Shanghai's sluggish housing market has rebounded after the Chinese New Year, after local authorities issued new rules to make prices in the city more affordable for future homeowners.
The housing market in Shanghai has performed well after Spring Festival and experts are becoming more optimistic in their view of its future prospects.
"Demand in the property market is very strong recently. We've released new properties in this development after the Chinese New Year. And they are sold out within a few days. People spend much less time on buying houses. Many clients decide to buy on the spot," Chen Jinyue, sales director of Macalline Property, said.
The market was also boosted by the central government's introduction of several measures to boost the sluggish property market, including cutting the minimum mortgage down payment to 20 per cent for first home buyers. They also lowered the deed tax of property transactions, and waived business tax on properties sold after two years of purchases.

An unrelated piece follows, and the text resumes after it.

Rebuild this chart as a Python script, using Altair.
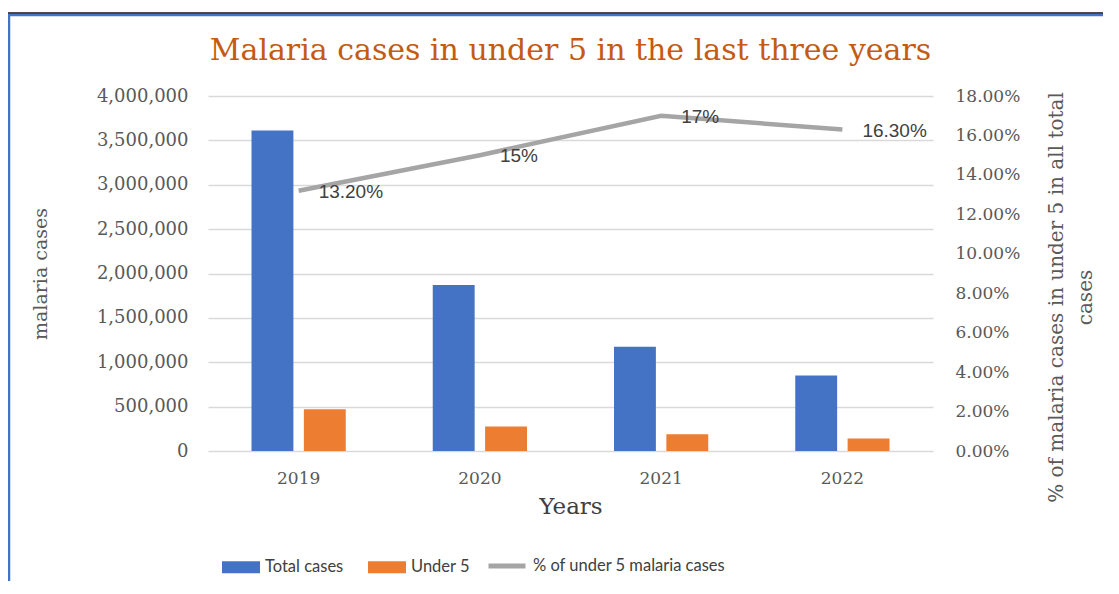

"The price of our development has grown 20 percent since last year, and the buyers are still very eager. The average price of our development is 20 million per unit, and we've sold more than a dozen in February," Liu Hua, customer manager with Zhonghai Property, said.
The Shanghai authorities have issued new rules to increase the supply of medium and small-sized apartments after the recent surge in housing prices in the city. The move has made Shanghai the first city to take measures to cool the overheating housing market in big cities.
But despite the measures, experts say other factors will keep prices high in Shanghai.
"Newcomers to Shanghai, like college graduates, are willing to settle down in the city. Their families are likely to finance them to buy house here as an investment, as the housing market in tier3, 4 cities is still sluggish," Yang Hongxu, deputy head of Zhonghai Property, said.